» Collected material
· · · · · · ·
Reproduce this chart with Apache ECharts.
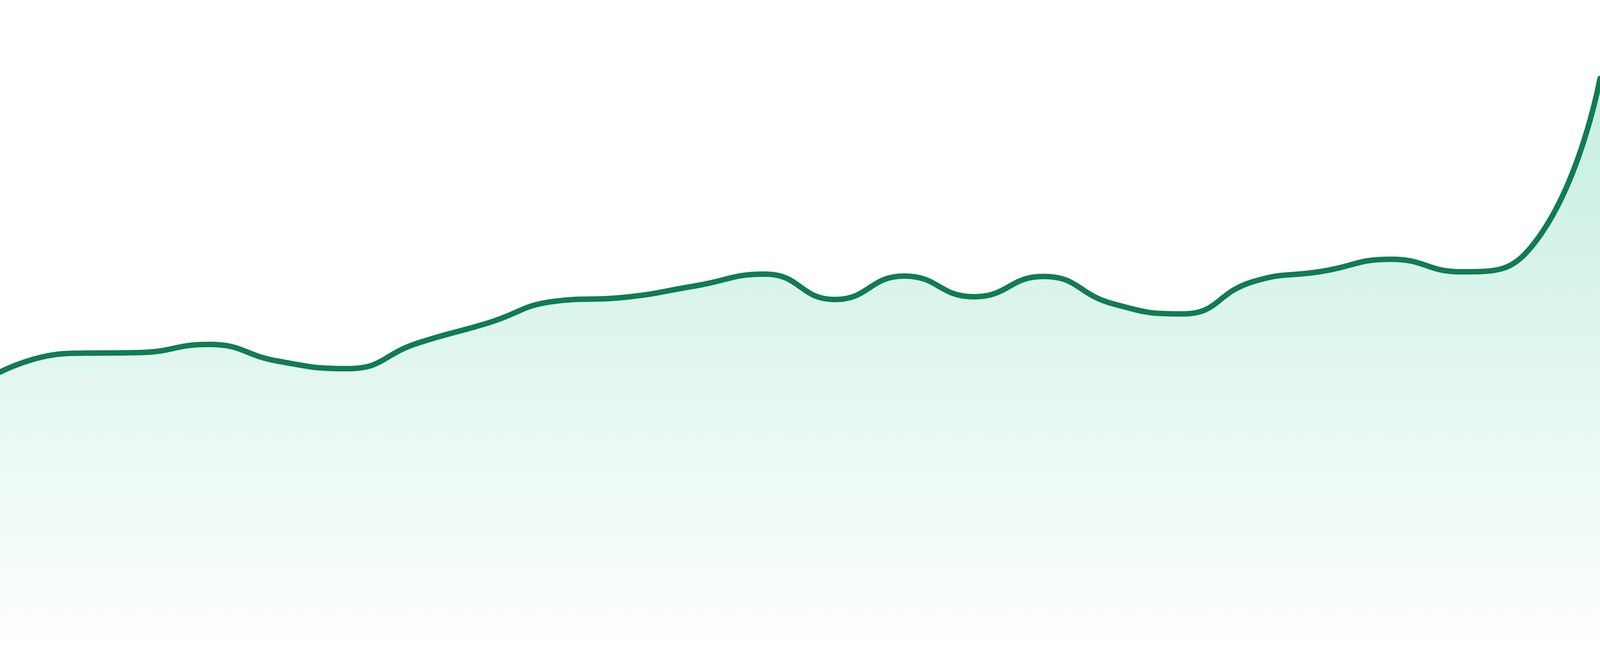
<!DOCTYPE html>
<html>
<head>
<meta charset="utf-8">
<style>
  html, body { margin: 0; padding: 0; background: #ffffff; overflow: hidden; width: 100%; height: 100%; }
  #chart { width: 100vw; height: 100vh; }
</style>
<script src="https://cdn.jsdelivr.net/npm/echarts@6/dist/echarts.min.js"></script>
</head>
<body>
<div id="chart"></div>
<script>
const categories = ['1','2','3','4','5','6','7','8','9','10','11','12','13','14','15','16','17','18','19','20','21','22','23','24'];
const values = [679, 727, 729, 750, 707, 688, 753, 804, 861, 871, 900, 930, 865, 925, 872, 924, 854, 828, 910, 937, 968, 936, 997, 1431];
const yMin = 0;
const yMax = 1632;

const chart = echarts.init(document.getElementById('chart'), null, { renderer: 'canvas' });
chart.setOption({
  animation: false,
  backgroundColor: '#ffffff',
  grid: { left: 0, right: 0, top: 0, bottom: '2.857%', containLabel: false },
  xAxis: {
    type: 'category',
    data: categories,
    boundaryGap: false,
    show: false
  },
  yAxis: {
    type: 'value',
    min: yMin,
    max: yMax,
    show: false,
    splitLine: { show: false }
  },
  series: [{
    type: 'line',
    data: values,
    smooth: true,
    symbol: 'none',
    clip: false,
    lineStyle: { color: '#117c52', width: 14, cap: 'round', join: 'round' },
    areaStyle: {
      color: new echarts.graphic.LinearGradient(0, 0, 0, 1, [
        { offset: 0, color: 'rgba(16,185,129,0.35)' },
        { offset: 1, color: 'rgba(16,185,129,0.01)' }
      ])
    }
  }]
});
window.addEventListener('resize', function () { chart.resize(); });
</script>
</body>
</html>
· · · · · · ·
» Goal of the exercise
Reproduce all of the material exactly, apart from the pictures.

» Solution
Reproduce this chart with Apache ECharts.
<!DOCTYPE html>
<html>
<head>
<meta charset="utf-8">
<style>
  html, body { margin: 0; padding: 0; background: #ffffff; overflow: hidden; width: 100%; height: 100%; }
  #chart { width: 100vw; height: 100vh; }
</style>
<script src="https://cdn.jsdelivr.net/npm/echarts@6/dist/echarts.min.js"></script>
</head>
<body>
<div id="chart"></div>
<script>
const categories = ['1','2','3','4','5','6','7','8','9','10','11','12','13','14','15','16','17','18','19','20','21','22','23','24'];
const values = [679, 727, 729, 750, 707, 688, 753, 804, 861, 871, 900, 930, 865, 925, 872, 924, 854, 828, 910, 937, 968, 936, 997, 1431];
const yMin = 0;
const yMax = 1632;

const chart = echarts.init(document.getElementById('chart'), null, { renderer: 'canvas' });
chart.setOption({
  animation: false,
  backgroundColor: '#ffffff',
  grid: { left: 0, right: 0, top: 0, bottom: '2.857%', containLabel: false },
  xAxis: {
    type: 'category',
    data: categories,
    boundaryGap: false,
    show: false
  },
  yAxis: {
    type: 'value',
    min: yMin,
    max: yMax,
    show: false,
    splitLine: { show: false }
  },
  series: [{
    type: 'line',
    data: values,
    smooth: true,
    symbol: 'none',
    clip: false,
    lineStyle: { color: '#117c52', width: 14, cap: 'round', join: 'round' },
    areaStyle: {
      color: new echarts.graphic.LinearGradient(0, 0, 0, 1, [
        { offset: 0, color: 'rgba(16,185,129,0.35)' },
        { offset: 1, color: 'rgba(16,185,129,0.01)' }
      ])
    }
  }]
});
window.addEventListener('resize', function () { chart.resize(); });
</script>
</body>
</html>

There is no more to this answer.